I have a huge CSV file (196244 line) where it has \n in place other than new lines, I want to remove those \n but keep \r\n intact. I've tried line.replace but seems like it is not recognizing \r\n so next I tried regex

with open(filetoread, "r") as inf:
    with open(filetowrite, "w") as fixed:
        for line in inf:
            line = re.sub("(?<!\r)\n", " ", line)
            fixed.write(line)

but it is not keeping \r\n it is removing everything. I can't do it in Notepad it is crashing on this file.

CodePudding user response：

You are not exposing the line breaks to the regex engine. Also, the line breaks are "normalized" to LF when using open with r mode, and to keep them all in the input, you can read the file in in the binary mode using b. Then, you need to remember to also use the b prefix with the regex pattern and replacement.

You can use

with open(filetoread, "rb") as inf:
    with open(filetowrite, "wb") as fixed:
        fixed.write(re.sub(b"(?<!\r)\n", b" ", inf.read()))

Now, the whole file will be read into a single string (with inf.read()) and the line breaks will be matched, and eventually replaced.

Pay attention to

"rb" when reading file in
"wb" to write file out
re.sub(b"(?<!\r)\n", b" ", inf.read()) contains b prefixes with string literals, and inf.read() reads in the file contents into single variable.

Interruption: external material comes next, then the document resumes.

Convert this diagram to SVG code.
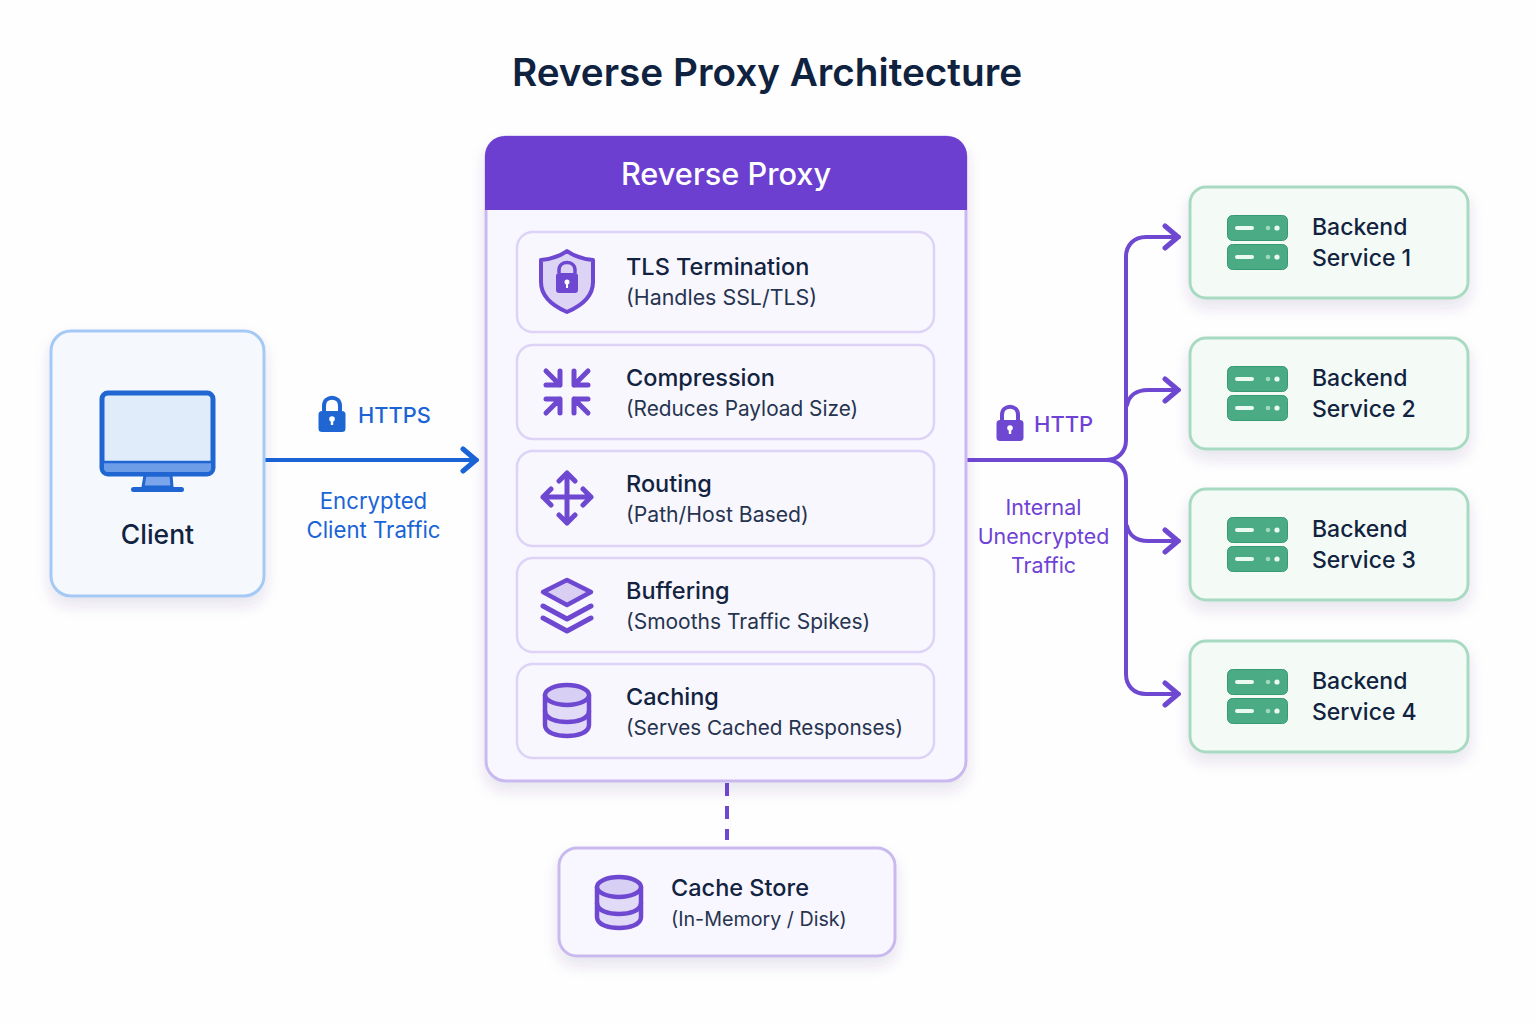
<svg xmlns="http://www.w3.org/2000/svg" width="1536" height="1024" viewBox="0 0 1536 1024">
<style>
text{font-family:Inter,"Noto Sans","Liberation Sans",sans-serif}
.title{font-size:38.7px;font-weight:600;fill:#0f2240}
.head{font-size:30.7px;font-weight:500;fill:#fff}
.t1{font-size:23.5px;font-weight:500;fill:#12233f}
.t3{font-size:23px;font-weight:500;fill:#12233f}
.t2{font-size:21px;font-weight:400;fill:#26344f}
.blue{font-size:21.8px;font-weight:500;fill:#1a64d6}
.bluel{font-size:22.2px;font-weight:400;fill:#1a64d6}
.purp{font-size:21.4px;font-weight:400;fill:#6f42d6}
.row{fill:#f9f7fe;stroke:#ddd3f6;stroke-width:2.5}
.be{fill:#f4fbf7;stroke:#a8dac1;stroke-width:3}
.ic{fill:none;stroke:#6f48d2;stroke-width:5;stroke-linecap:round;stroke-linejoin:round}
.icf{fill:#d9cff3;stroke:#6f48d2;stroke-width:5;stroke-linejoin:round}
.conn{fill:none;stroke-width:4;stroke-linecap:round;stroke-linejoin:round}
</style>
<defs>
<filter id="sh" x="-30%" y="-30%" width="160%" height="160%"><feDropShadow dx="0" dy="8" stdDeviation="7" flood-color="#4a3a80" flood-opacity="0.13"/></filter>
<g id="server">
<rect x="0.500" y="0.500" width="60" height="25" rx="5" fill="#4aab85" stroke="#379a72"/>
<rect x="0.500" y="29.500" width="60" height="25" rx="5" fill="#4aab85" stroke="#379a72"/>
<rect x="8" y="11" width="19" height="4" rx="2" fill="#eafaf2"/>
<rect x="8" y="40" width="19" height="4" rx="2" fill="#eafaf2"/>
<circle cx="41" cy="13" r="2.300" fill="#9fd8bd"/><circle cx="50" cy="13" r="2.600" fill="#eafaf2"/>
<circle cx="41" cy="42" r="2.300" fill="#9fd8bd"/><circle cx="50" cy="42" r="2.600" fill="#eafaf2"/>
</g>
<g id="db">
<path d="M-22-15V15C-22 23-10 26 0 26S22 23 22 15V-15Z" fill="#e2dbf7"/>
<path class="ic" d="M-22-15V15C-22 23-10 26 0 26S22 23 22 15V-15" style="stroke-width:4.500"/>
<path class="ic" d="M-22 1C-22 9-10 12 0 12S22 9 22 1" style="stroke-width:4.500"/>
<ellipse cx="0" cy="-15" rx="22" ry="10" fill="#d8cff4" stroke="#6f48d2" stroke-width="4.500"/>
</g>
<g id="lock">
<path d="M-8-3V-9C-8-20 8-20 8-9V-3" fill="none" stroke-width="4"/>
<rect x="-13.500" y="-4" width="27" height="21" rx="3.500" stroke="none"/>
<circle cx="0" cy="4" r="2.800" fill="#fff" stroke="none"/><rect x="-1.200" y="4" width="2.400" height="6" fill="#fff" stroke="none"/>
</g>
<marker id="ap" viewBox="0 0 20 28" refX="18" refY="14" markerWidth="20" markerHeight="28" markerUnits="userSpaceOnUse" orient="auto"><path d="M4 3L17 14L4 25" fill="none" stroke="#6f48d2" stroke-width="5" stroke-linecap="round" stroke-linejoin="round"/></marker>
<marker id="ab" viewBox="0 0 20 28" refX="18" refY="14" markerWidth="20" markerHeight="28" markerUnits="userSpaceOnUse" orient="auto"><path d="M4 3L17 14L4 25" fill="none" stroke="#1a64d6" stroke-width="5" stroke-linecap="round" stroke-linejoin="round"/></marker>
</defs>
<rect width="1536" height="1024" fill="#fefefe"/>
<text class="title" x="767" y="86" text-anchor="middle">Reverse Proxy Architecture</text>

<g id="connectors">
<path class="conn" stroke="#1a64d6" marker-end="url(#ab)" d="M266 460H477"/>
<path class="conn" stroke="#6f48d2" marker-end="url(#ap)" d="M968 460H1106C1118 460 1126 452 1126 440V257C1126 245 1134 237 1146 237H1179"/>
<path class="conn" stroke="#6f48d2" marker-end="url(#ap)" d="M1127 405C1129 396 1136 390 1148 390H1179"/>
<path class="conn" stroke="#6f48d2" marker-end="url(#ap)" d="M1106 460C1118 460 1126 468 1126 480V674C1126 686 1134 694 1146 694H1179"/>
<path class="conn" stroke="#6f48d2" marker-end="url(#ap)" d="M1127 526C1129 535 1136 541 1148 541H1179"/>
<path fill="none" stroke="#6f48d2" stroke-width="4" stroke-dasharray="13 10" d="M727 783V840"/>
</g>

<g id="client">
<rect x="51" y="331" width="213" height="265" rx="20" fill="#f5f9fe" stroke="#a5c9f5" stroke-width="3" filter="url(#sh)"/>
<path d="M145 475H171L172 487H143Z" fill="#7aa5ea" stroke="#1f66d2" stroke-width="3"/>
<rect x="131" y="487" width="53" height="5" rx="2.500" fill="#1f66d2"/>
<rect x="102" y="393" width="111" height="81" rx="6" fill="#e1ecfb" stroke="#1f66d2" stroke-width="5"/>
<path d="M104 463H211V468Q211 472 207 472H108Q104 472 104 468Z" fill="#6c9de6"/>
<path d="M102 462H213" stroke="#1f66d2" stroke-width="2.500"/>
<text class="t1" x="157.500" y="544" style="font-size:26.500px" text-anchor="middle">Client</text>
</g>

<g id="https-label">
<use href="#lock" transform="translate(332 415)" fill="#1f66d2" stroke="#1f66d2"/>
<text class="blue" x="358" y="423">HTTPS</text>
<text class="bluel" x="373.500" y="509" text-anchor="middle">Encrypted</text>
<text class="bluel" x="373.500" y="538" text-anchor="middle">Client Traffic</text>
</g>

<g id="http-label">
<use href="#lock" transform="translate(1010 424)" fill="#6f48d2" stroke="#6f48d2"/>
<text class="purp" x="1034" y="432" style="font-weight:500;font-size:22px">HTTP</text>
<text class="purp" x="1043.500" y="515" text-anchor="middle">Internal</text>
<text class="purp" x="1043.500" y="544" text-anchor="middle">Unencrypted</text>
<text class="purp" x="1043.500" y="573" text-anchor="middle">Traffic</text>
</g>

<g id="reverse-proxy">
<rect x="486" y="137" width="480" height="644" rx="20" fill="#f8f6fe" stroke="#c9b9ef" stroke-width="3" filter="url(#sh)"/>
<path d="M485 210V156A20 20 0 0 1 505 136H947A20 20 0 0 1 967 156V210Z" fill="#6c3fd0"/>
<text class="head" x="726" y="185" text-anchor="middle">Reverse Proxy</text>
</g>

<g id="tls-termination">
<rect class="row" x="517" y="232" width="417" height="100" rx="16"/>
<path d="M567 251C575 257 583 259 593 260V282C593 296 581 306 567 312C553 306 541 296 541 282V260C551 259 559 257 567 251Z" fill="#dcd3f5" stroke="#6f48d2" stroke-width="4" stroke-linejoin="round"/>
<path d="M559 273V270C559 260 575 260 575 270V273" fill="none" stroke="#6f48d2" stroke-width="3.500"/>
<rect x="556" y="273" width="22" height="20" rx="3" fill="#6f48d2"/>
<circle cx="567" cy="282" r="2.500" fill="#fff"/><rect x="566" y="282" width="2" height="6" fill="#fff"/>
<text class="t1" x="626" y="275">TLS Termination</text>
<text class="t2" x="626" y="305" style="font-size:21.400px">(Handles SSL/TLS)</text>
</g>

<g id="compression">
<rect class="row" x="517" y="345" width="417" height="94" rx="16"/>
<path class="ic" d="M546 371L560 385M546 385H560V371M588 371L574 385M588 385H574V371M546 413L560 399M546 399H560V413M588 413L574 399M588 399H574V413" style="stroke-width:5"/>
<text class="t1" x="626" y="386">Compression</text>
<text class="t2" x="626" y="416" style="font-size:20.800px">(Reduces Payload Size)</text>
</g>

<g id="routing">
<rect class="row" x="517" y="451" width="417" height="95" rx="16"/>
<path class="ic" d="M543 497H591M567 473V523M559 481L567 473L575 481M559 515L567 523L575 515M551 489L543 497L551 505M583 489L591 497L583 505"/>
<text class="t1" x="626" y="492">Routing</text>
<text class="t2" x="626" y="522" style="font-size:21.200px">(Path/Host Based)</text>
</g>

<g id="buffering">
<rect class="row" x="517" y="558" width="417" height="94" rx="16"/>
<path class="icf" d="M567 580L591 592L567 605L543 592Z" style="stroke-width:4.500"/>
<path class="ic" d="M543 606L567 619L591 606M543 618L567 631L591 618"/>
<text class="t1" x="626" y="599">Buffering</text>
<text class="t2" x="626" y="629">(Smooths Traffic Spikes)</text>
</g>

<g id="caching">
<rect class="row" x="517" y="664" width="417" height="94" rx="16"/>
<use href="#db" transform="translate(567 710)"/>
<text class="t1" x="626" y="705">Caching</text>
<text class="t2" x="626" y="735" style="font-size:20.700px">(Serves Cached Responses)</text>
</g>

<g id="backend-1">
<rect class="be" x="1190" y="187" width="278" height="111" rx="16" filter="url(#sh)"/>
<use href="#server" x="1227" y="215"/>
<text class="t3" x="1312" y="235">Backend</text>
<text class="t3" x="1312" y="265.500">Service 1</text>
</g>
<g id="backend-2">
<rect class="be" x="1190" y="338" width="278" height="111" rx="16" filter="url(#sh)"/>
<use href="#server" x="1227" y="366"/>
<text class="t3" x="1312" y="386">Backend</text>
<text class="t3" x="1312" y="416.500">Service 2</text>
</g>
<g id="backend-3">
<rect class="be" x="1190" y="489" width="278" height="111" rx="16" filter="url(#sh)"/>
<use href="#server" x="1227" y="517"/>
<text class="t3" x="1312" y="537">Backend</text>
<text class="t3" x="1312" y="567.500">Service 3</text>
</g>
<g id="backend-4">
<rect class="be" x="1190" y="641" width="278" height="111" rx="16" filter="url(#sh)"/>
<use href="#server" x="1227" y="669"/>
<text class="t3" x="1312" y="689">Backend</text>
<text class="t3" x="1312" y="719.500">Service 4</text>
</g>

<g id="cache-store">
<rect x="559" y="848" width="336" height="108" rx="18" fill="#f8f6fe" stroke="#c9b9ef" stroke-width="3" filter="url(#sh)"/>
<use href="#db" transform="translate(619 902)"/>
<text class="t1" x="671" y="896">Cache Store</text>
<text class="t2" x="671" y="926" style="font-size:19.700px">(In-Memory / Disk)</text>
</g>
</svg>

CodePudding user response：

When you open a file with a naive open() call, it will load a view of the file with a variety of newlines to be simply \n via TextIOWrapper

Explicitly setting newline="\r\n" should allow you to read and write the newlines the way you expect

with open(path_src, newline="\r\n") as fh_src:
    with open(path_dest, "w", newline="\r\n") as fh_dest:
        for line in fh_src:  # file-likes are iterable by-lines
            fh_dest.write(line[:-2].replace("\n", " "))
            fh_dest.write("\r\n")

content example

>>> with open("test.data", "wb") as fh:
...     fh.write(b"""foo\nbar\r\nbaz\r\n""")
...
14
>>> with open("test.data", newline="\r\n") as fh:
...     for line in fh:
...         print(repr(line))
...
'foo\nbar\r\n'
'baz\r\n'